Zwischen der unteren Halle des Westwerks und dem Kirchenschiff werde eine mit Schiebetüren versehene gläserne Trennwand eingebaut, die den Gläubigen die Möglichkeit biete, ungestört an Gottesdiensten teilzunehmen. Durch den Einsatz von Flüssigkristallglas entstehe hier eine „intelligente Wand“. Temporär werde sie als Projektionsfläche genutzt, so dass der Raum und seine bewegte Geschichte völlig neu erfahrbar würden. Dabei gehe das Expertenteam sehr behutsam und in stetiger Diskussion mit den beteiligten Fachgremien und Aufsichtsbehörden vor, denn die Denkmalverträglichkeit aller Maßnahmen habe höchste Priorität.

VR-Brillen erschließen karolingische Bilderwelten

Im Obergeschoss, dem sogenannten Johannischor, liegt das liturgische Zentrum des Westwerks. Es beeindruckt durch seine außergewöhnliche Architektur und die besondere künstlerische Ausgestaltung. Vorzeichnungen von lebensgroßen Stuckfiguren finden sich neben erhaltenen Teilen eines gemalten Figurenfrieses, auf dem eine Szene aus der griechischen Mythologie dargestellt ist: der Kampf des Odysseus gegen das Meeresungeheuer Skylla. Die Fragmente dieser einzigartigen Wandmalereien spiegeln die Ideenwelt der Karolinger wider, die so richtungsweisend war für die abendländische Kultur.

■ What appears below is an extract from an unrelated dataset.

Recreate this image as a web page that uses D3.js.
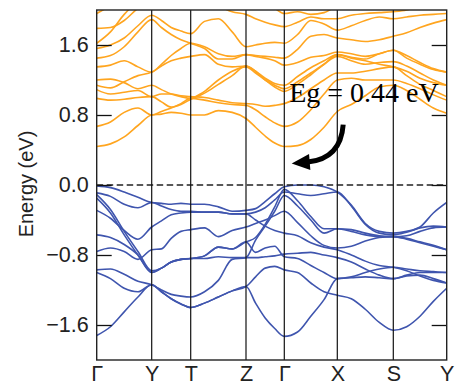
<!DOCTYPE html>
<html>
<head>
<meta charset="utf-8">
<script src="https://cdn.jsdelivr.net/npm/d3@7"></script>
<style>
  html, body { margin: 0; padding: 0; background: #fff; }
  svg { display: block; }
</style>
</head>
<body>
<svg id="chart" width="457" height="385"></svg>
<script>
// High-symmetry path through the Brillouin zone
const kLabels = ["Γ", "Y", "T", "Z", "Γ", "X", "S", "Y"];
const kNodes = [0, 0.55, 0.94, 1.493, 1.876, 2.406, 2.966, 3.5];
const samplesPerSegment = 4;

const yTicks = [-1.6, -0.8, 0.0, 0.8, 1.6];
const gapLabel = "Eg = 0.44 eV";

// Band energies (eV) at the sampled k-points: Γ-Y | Y-T | T-Z | Z-Γ | Γ-X | X-S | S-Y
const conductionBands = [
  [0.44,0.47,0.55,0.68,0.80, 0.81,0.83,0.82,0.80, 0.80,0.85,0.83,0.76, 0.66,0.56,0.48,0.44, 0.45,0.52,0.66,0.84, 0.92,1.02,1.12,1.14, 1.08,0.98,0.88,0.82],
  [0.67,0.72,0.83,0.88,0.80, 0.84,0.88,0.93,0.99, 0.97,0.94,0.92,0.91, 0.86,0.78,0.71,0.67, 0.72,0.86,1.04,1.20, 1.22,1.20,1.20,1.20, 1.16,1.10,1.03,0.97],
  [0.99,0.97,0.98,1.00,1.01, 0.95,0.89,0.92,0.98, 1.07,1.20,1.30,1.35, 1.28,1.20,1.14,1.10, 1.18,1.28,1.38,1.47, 1.42,1.38,1.40,1.41, 1.36,1.28,1.20,1.14],
  [1.09,1.04,1.06,1.08,1.01, 1.04,1.04,1.02,1.01, 1.00,0.97,0.94,0.93, 0.92,0.90,0.91,0.93, 1.00,1.10,1.20,1.28, 1.28,1.30,1.33,1.35, 1.25,1.15,1.08,1.01],
  [1.14,1.11,1.18,1.25,1.29, 1.36,1.42,1.45,1.47, 1.49,1.38,1.35,1.36, 1.30,1.22,1.16,1.14, 1.24,1.34,1.42,1.49, 1.46,1.44,1.50,1.54, 1.45,1.38,1.32,1.29],
  [1.20,1.21,1.17,1.10,1.14, 1.09,1.04,1.01,0.99, 1.05,1.15,1.25,1.36, 1.30,1.20,1.12,1.07, 1.15,1.26,1.38,1.49, 1.45,1.42,1.38,1.35, 1.30,1.22,1.17,1.14],
  [1.35,1.37,1.42,1.35,1.29, 1.38,1.48,1.56,1.62, 1.58,1.50,1.47,1.49, 1.47,1.45,1.42,1.37, 1.40,1.46,1.48,1.52, 1.50,1.47,1.50,1.54, 1.48,1.40,1.33,1.29],
  [1.45,1.48,1.58,1.75,1.89, 1.80,1.72,1.66,1.62, 1.56,1.44,1.44,1.49, 1.48,1.47,1.46,1.45, 1.55,1.70,1.72,1.68, 1.66,1.64,1.66,1.70, 1.74,1.80,1.85,1.89],
  [1.56,1.60,1.68,1.82,1.94, 1.88,1.80,1.76,1.73, 1.87,1.90,1.75,1.58, 1.60,1.62,1.63,1.62, 1.72,1.88,1.84,1.77, 1.82,1.88,1.92,1.90, 1.92,1.94,1.95,1.96],
  [1.62,1.75,1.95,2.10,2.20, 2.25,2.30,2.30,2.20, 2.15,2.05,1.98,1.95, 1.90,1.86,1.83,1.81, 1.86,1.92,1.90,1.90, 1.94,1.96,1.97,1.98, 2.00,2.05,2.10,2.10],
  [1.79,1.80,1.88,2.02,2.12, 2.20,2.30,2.30,2.30, 2.30,2.30,2.30,2.30, 2.20,2.10,2.02,1.96, 1.98,1.95,1.97,2.05, 2.10,2.10,2.10,2.10, 2.10,2.10,2.10,2.10],
  [1.96,2.05,2.15,2.25,2.30, 2.30,2.30,2.30,2.30, 2.30,2.30,2.30,2.30, 2.30,2.30,2.30,2.30, 2.30,2.30,2.30,2.30, 2.30,2.30,2.30,2.30, 2.30,2.30,2.30,2.30]
];

const valenceBands = [
  [-0.01,-0.03,-0.08,-0.14,-0.20, -0.21,-0.22,-0.21,-0.22, -0.22,-0.25,-0.30,-0.29, -0.27,-0.19,-0.10,-0.02, 0.00,0.00,-0.02,-0.08, -0.23,-0.44,-0.53,-0.55, -0.53,-0.48,-0.32,-0.20],
  [-0.09,-0.13,-0.22,-0.26,-0.20, -0.24,-0.28,-0.30,-0.30, -0.31,-0.31,-0.33,-0.33, -0.31,-0.26,-0.17,-0.08, -0.10,-0.12,-0.10,-0.08, -0.24,-0.45,-0.55,-0.57, -0.54,-0.49,-0.47,-0.48],
  [-0.11,-0.28,-0.53,-0.76,-0.98, -0.95,-0.88,-0.85,-0.84, -0.81,-0.71,-0.73,-0.65, -0.60,-0.45,-0.25,-0.05, -0.18,-0.36,-0.50,-0.50, -0.51,-0.55,-0.58,-0.59, -0.58,-0.53,-0.49,-0.48],
  [-0.15,-0.32,-0.57,-0.80,-1.00, -0.95,-0.88,-0.85,-0.84, -0.81,-0.71,-0.73,-0.65, -0.77,-0.72,-0.70,-0.82, -0.84,-0.92,-1.00,-1.07, -1.05,-1.00,-0.96,-0.94, -0.96,-0.98,-0.99,-1.00],
  [-0.29,-0.38,-0.52,-0.62,-0.48, -0.41,-0.34,-0.32,-0.31, -0.31,-0.31,-0.33,-0.33, -0.40,-0.47,-0.52,-0.55, -0.58,-0.66,-0.71,-0.74, -0.80,-0.87,-0.92,-0.94, -0.98,-1.04,-1.09,-1.12],
  [-0.57,-0.60,-0.68,-0.80,-1.00, -0.95,-0.88,-0.85,-0.84, -0.84,-0.82,-0.83,-0.83, -0.83,-0.82,-0.81,-0.79, -0.78,-0.77,-0.80,-0.83, -0.88,-0.96,-1.03,-1.07, -1.03,-1.00,-1.00,-1.00],
  [-0.76,-0.72,-0.76,-0.85,-0.74, -0.73,-0.61,-0.53,-0.51, -0.49,-0.59,-0.52,-0.48, -0.44,-0.40,-0.35,-0.30, -0.43,-0.58,-0.69,-0.72, -0.70,-0.64,-0.60,-0.59, -0.61,-0.65,-0.69,-0.74],
  [-0.97,-0.96,-1.02,-1.10,-1.14, -1.20,-1.25,-1.27,-1.28, -1.22,-1.09,-0.85,-0.83, -0.63,-0.47,-0.30,-0.12, -0.24,-0.40,-0.55,-0.50, -0.53,-0.57,-0.59,-0.59, -0.62,-0.66,-0.70,-0.74],
  [-1.00,-1.07,-1.18,-1.22,-1.14, -1.22,-1.30,-1.36,-1.40, -1.35,-1.28,-1.21,-1.16, -1.05,-0.95,-0.93,-0.97, -1.00,-1.12,-1.22,-1.26, -1.30,-1.42,-1.57,-1.66, -1.62,-1.50,-1.33,-1.18],
  [-1.72,-1.62,-1.45,-1.28,-1.14, -1.22,-1.30,-1.36,-1.40, -1.35,-1.28,-1.21,-1.16, -1.35,-1.52,-1.64,-1.73, -1.68,-1.50,-1.31,-1.07, -1.06,-1.05,-1.06,-1.07, -1.04,-1.03,-1.07,-1.12]
];

// Sampled k coordinates along the path
const kGrid = [];
for (let i = 0; i < kNodes.length - 1; i++) {
  for (let j = 0; j < samplesPerSegment; j++) {
    kGrid.push(kNodes[i] + (kNodes[i + 1] - kNodes[i]) * j / samplesPerSegment);
  }
}
kGrid.push(kNodes[kNodes.length - 1]);

const svg = d3.select("#chart");
const plot = { left: 96.7, right: 446.7, top: 10, bottom: 360 };

const x = d3.scaleLinear().domain([kNodes[0], kNodes[kNodes.length - 1]]).range([plot.left, plot.right]);
const y = d3.scaleLinear().domain([-2, 2]).range([plot.bottom, plot.top]);

svg.append("defs").append("clipPath").attr("id", "plot-clip")
  .append("rect")
  .attr("x", plot.left).attr("y", plot.top)
  .attr("width", plot.right - plot.left).attr("height", plot.bottom - plot.top);

const line = d3.line()
  .x((d, i) => x(kGrid[i]))
  .y(d => y(d))
  .curve(d3.curveMonotoneX);

const bands = svg.append("g").attr("clip-path", "url(#plot-clip)");

bands.selectAll("path.cb")
  .data(conductionBands)
  .join("path")
  .attr("class", "cb")
  .attr("d", line)
  .attr("fill", "none")
  .attr("stroke", "#FFA51F")
  .attr("stroke-width", 1.6)
  .attr("stroke-linejoin", "round");

bands.selectAll("path.vb")
  .data(valenceBands)
  .join("path")
  .attr("class", "vb")
  .attr("d", line)
  .attr("fill", "none")
  .attr("stroke", "#3F55AE")
  .attr("stroke-width", 1.6)
  .attr("stroke-linejoin", "round");

// Fermi level
svg.append("line")
  .attr("x1", plot.left).attr("x2", plot.right)
  .attr("y1", y(0)).attr("y2", y(0))
  .attr("stroke", "#222")
  .attr("stroke-width", 1.3)
  .attr("stroke-dasharray", "6.5,3.5");

// High-symmetry point separators
svg.selectAll("line.kline")
  .data(kNodes.slice(1, -1))
  .join("line")
  .attr("class", "kline")
  .attr("x1", d => x(d)).attr("x2", d => x(d))
  .attr("y1", plot.top).attr("y2", plot.bottom)
  .attr("stroke", "#111")
  .attr("stroke-width", 1.2);

// Axes
const fontSans = "'Liberation Sans', Arial, sans-serif";

const leftAxis = svg.append("g")
  .attr("transform", `translate(${plot.left},0)`)
  .call(d3.axisLeft(y).tickValues(yTicks).tickSize(-15).tickPadding(8).tickFormat(d3.format(".1f")));

const rightAxis = svg.append("g")
  .attr("transform", `translate(${plot.right},0)`)
  .call(d3.axisRight(y).tickValues(yTicks).tickSize(-15).tickFormat(""));

const bottomAxis = svg.append("g")
  .attr("transform", `translate(0,${plot.bottom})`)
  .call(d3.axisBottom(x).tickValues(kNodes).tickSize(0).tickPadding(6).tickFormat((d, i) => kLabels[i]));

[leftAxis, rightAxis, bottomAxis].forEach(g => {
  g.select(".domain").remove();
  g.selectAll(".tick line").attr("stroke", "#111").attr("stroke-width", 1.3);
  g.selectAll("text").attr("font-family", fontSans).attr("font-size", 21.5).attr("fill", "#222");
});

// Frame
svg.append("rect")
  .attr("x", plot.left).attr("y", plot.top)
  .attr("width", plot.right - plot.left).attr("height", plot.bottom - plot.top)
  .attr("fill", "none")
  .attr("stroke", "#222")
  .attr("stroke-width", 1.4);

// Axis title
svg.append("text")
  .attr("transform", `translate(33,${(plot.top + plot.bottom) / 2 - 1}) rotate(-90)`)
  .attr("text-anchor", "middle")
  .attr("font-family", fontSans)
  .attr("font-size", 20)
  .attr("fill", "#222")
  .text("Energy (eV)");

// Band gap annotation
const gapText = { k: 1.925, e: 0.952 };
svg.append("text")
  .attr("x", x(gapText.k)).attr("y", y(gapText.e))
  .attr("font-family", "'Liberation Serif', 'Times New Roman', serif")
  .attr("font-size", 28)
  .attr("fill", "#000")
  .text(gapLabel);

const arrowStart = { k: 2.465, e: 0.69 };
const arrowCtrl = { k: 2.44, e: 0.30 };
const arrowEnd = { k: 2.11, e: 0.262 };
const arrowTip = { k: 1.95, e: 0.245 };

svg.append("path")
  .attr("d", `M${x(arrowStart.k)},${y(arrowStart.e)} Q${x(arrowCtrl.k)},${y(arrowCtrl.e)} ${x(arrowEnd.k)},${y(arrowEnd.e)}`)
  .attr("fill", "none")
  .attr("stroke", "#000")
  .attr("stroke-width", 5);

const tipX = x(arrowTip.k), tipY = y(arrowTip.e);
const baseX = x(arrowEnd.k) + 2, baseY = y(arrowEnd.e);
const ang = Math.atan2(tipY - baseY, tipX - baseX);
const half = 8;
svg.append("path")
  .attr("d", `M${tipX},${tipY} L${baseX - half * Math.sin(ang)},${baseY + half * Math.cos(ang)} L${baseX + half * Math.sin(ang)},${baseY - half * Math.cos(ang)} Z`)
  .attr("fill", "#000");
</script>
</body>
</html>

Aus konservatorischer Sicht ist der Johannischor hochsensibel, so dass gerade hier bei der Erschließung besondere Vorsicht geboten ist. Um den Besuchern dennoch die ursprüngliche, reiche Farbigkeit und die plastische Gestaltung vor Augen zu führen, ist der Einsatz von Virtual-Reality-Brillen geplant, die das Erleben des realen Ortes um eine sinnlich erfassbare, historische Dimension erweitern können.

Nachhaltigkeit und Zukunftsperspektiven

Inhalte und Drehbuch der virtuellen Inszenierungen im Ober- und Untergeschoss des Westwerks sind Bestandteil eines Gesamtkonzeptes, das vom Erzbischöflichen Diözesanmuseum Paderborn/Fachstelle Kunst erarbeitet wird. Es entstehe in enger Abstimmung mit der katholischen Kirchengemeinde St. Stephanus und Vitus und einem fachwissenschaftlichen Beirat. Auf diese Weise soll das Westwerk – ganz im Sinne der Vorgaben der UNESCO-Welterbe-Kommission – dauerhaft und nachhaltig entwickelt werden. Authentizität und Aura des Originals stünden dabei im Mittelpunkt.

Sichern, konservieren und erschließen

Um die Grundlagen für eine zielgruppengerechte, barrierefreie Erschließung zu schaffen, sei die umfassende Aufbereitung und Katalogisierung von Quellen und Dokumenten aus der Forschungsgeschichte notwendig. Restauratoren und Kunsthistoriker arbeiteten Hand in Hand mit Archäologen, Denkmalschützern, Architekten und Klimaspezialisten an der Sicherung sensibler Bauteile und einem zukunftsfähigen Konzept für die Besucherführung. Dabei seien alle in engem Kontakt mit dem Deutschen Nationalkomitee von ICOMOS (International Council on Monuments and Sites) und dem Landeskonservator für Westfalen-Lippe.

Im Auftrag des Erzbistums Paderborn zeichnet federführend Prof. Dr. Christoph Stiegemann, Paderborn, für diese interdisziplinäre Projektarbeit verantwortlich. Er stehe in engem Austausch mit der Kirchengemeinde St. Stephanus und Vitus, die Eigentümerin des Westwerks ist, sowie dem Herzoglichen Haus Ratibor und Corvey, welches die Maßnahmen zur Erschließung der Civitas verantworte.